Diaper, PJs, Tylenol, nursing and then approximately 13-18 minutes later, BAM.
ASLEEP. Or, that’s usually how it goes.
And yet, here we are. And by “we” I mean me and Gus, camped out on his bedroom floor, trying to burn off this random energy while Mike (who has been working 60+ hour weeks) sleeps down the hall.
This is after nursing, twice.
It is also after watching all of Mater’s Tall Tales (Gus’ favorite) in its entirety.

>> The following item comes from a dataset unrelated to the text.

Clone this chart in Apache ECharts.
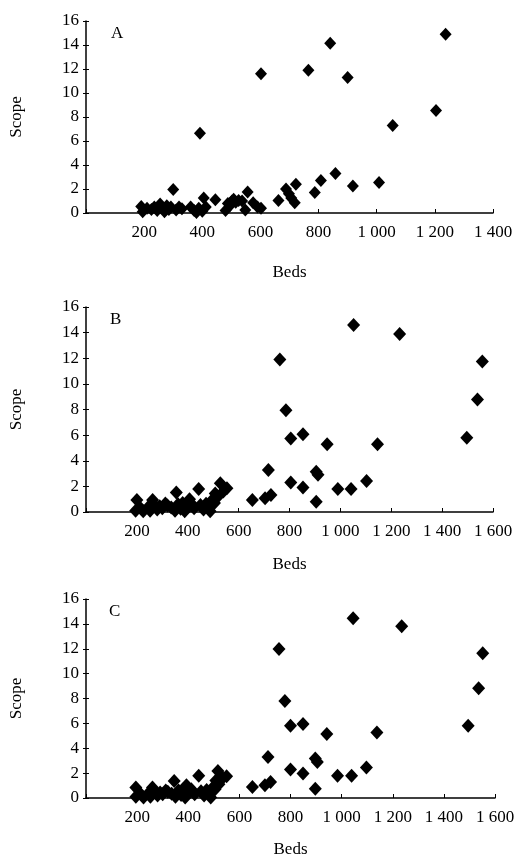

Now we’re scaling the sides of the crib, throwing all the clean laundry on the floor, swatting a lamp, and slooooowwwwwly undoing e.v.e.r.y. piece of velcro in the room. I’ve read every book he’s handed me.
Surrounded by toys, and he wants to play with the loudest, smelliest, most breakable things in the room, including, but not limited to:
His hamper lid.
His (thankfully clean and empty, but still smelly) old diaper pail.
The crinkly bag of wipe refills.
The heavy, full, ceramic piggy-bank.
Whatever is wooden and can be thrown on the wood floors (the poor dogs, who sleep downstairs).
And I’m not even kidding you when I say he just (JUST THIS SECOND) realized the Sophie the Giraffe squeaks. (Those poor, poor dogs)
And maybe I’m just sleepy (or still lightheaded from all the pizza I had at dinner! Pizza!!!) but I think I feel a tooth coming in too. (But if I try to feel it or, god forbid, look at it, all hell breaks loose)
There is no eye-rubbing. No whining or crying. He’s all smiles, this kid. In fact, he routinely stops playing and pretend belly-laughs, because it makes us laugh and it’s his new go-to game. So I guess it could be worse, but really. I’m sleepy.
Long story short: Go The F To Sleep.